There aren't thousands of top-tier "scientists" pushing CAGW Tom, there are somewhere between 20 and 50, all very well dug into academia. Everyone else is tacking the phrase "climate change" onto their grant applications to study the purple squirrel and self-castrating amphibious wombat, because they know the grant is more likely to be approved with that religious code phrase added onto the grant application.
tomclarke wrote:Finally - the quality of the published science is far superior to the typical WUWT offering which is under-researched, over-speculative, and often just egregiously wrong. (I'm not saying every single post on WUWT is that, but many are, and where a decent paper is referenced the WUWT poster typically egregiously misunderstands its meaning).
WUWT takes some deep pleasure at times in skewering scholar-frauds, as well they should. Knaves should be held up for frequent and extensive humiliation; it is the just fate of knaves.
tomclarke wrote:But I do not believe you have evidence for how much of the science has been right and wrong over the years, or how much is changed by the recent hiatus. It is easy to highlight every apparent (or sometimes real) change in understanding as "getting it wrong and ignore all that has been got right.
Basic gedankenexperiment.
If the Earth's climate is dominated by positive feedback mechanisms, why are we here to debate it?
If dangerous "run away" positive feedbacks dominate the Earth's climate, the Earth should've gone the route of either Venus or a permanent Icehouse Earth LONG before the dinosaurs.
If anything, the Earth has "run away" toward the COLD for the last 2.6 million years. And even in that, it has in fact maintained a generally stable global temperature range, +- 10 degC or so between Glacials and Interglacials. Even the Eocene Optimum of 65 Mya was at most 12 degC above the IPCC baseline.
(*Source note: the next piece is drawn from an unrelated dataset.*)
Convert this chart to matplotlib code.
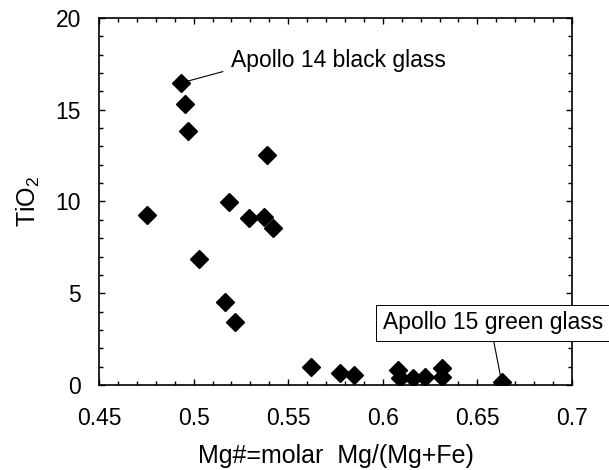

That is REMARKABLE stability, and strongly indicates that any climatological hypothesis which rests on positive as opposed to negative feedbacks is not credible. And seeing as the current Holocene Interglacial has at best a few thousand years left to it, we want to keep the Earth on the cooler side of (inter)glaciation WHY again? Precisely, please. Because farming on top of mile-thick ice sheets presents... challenges.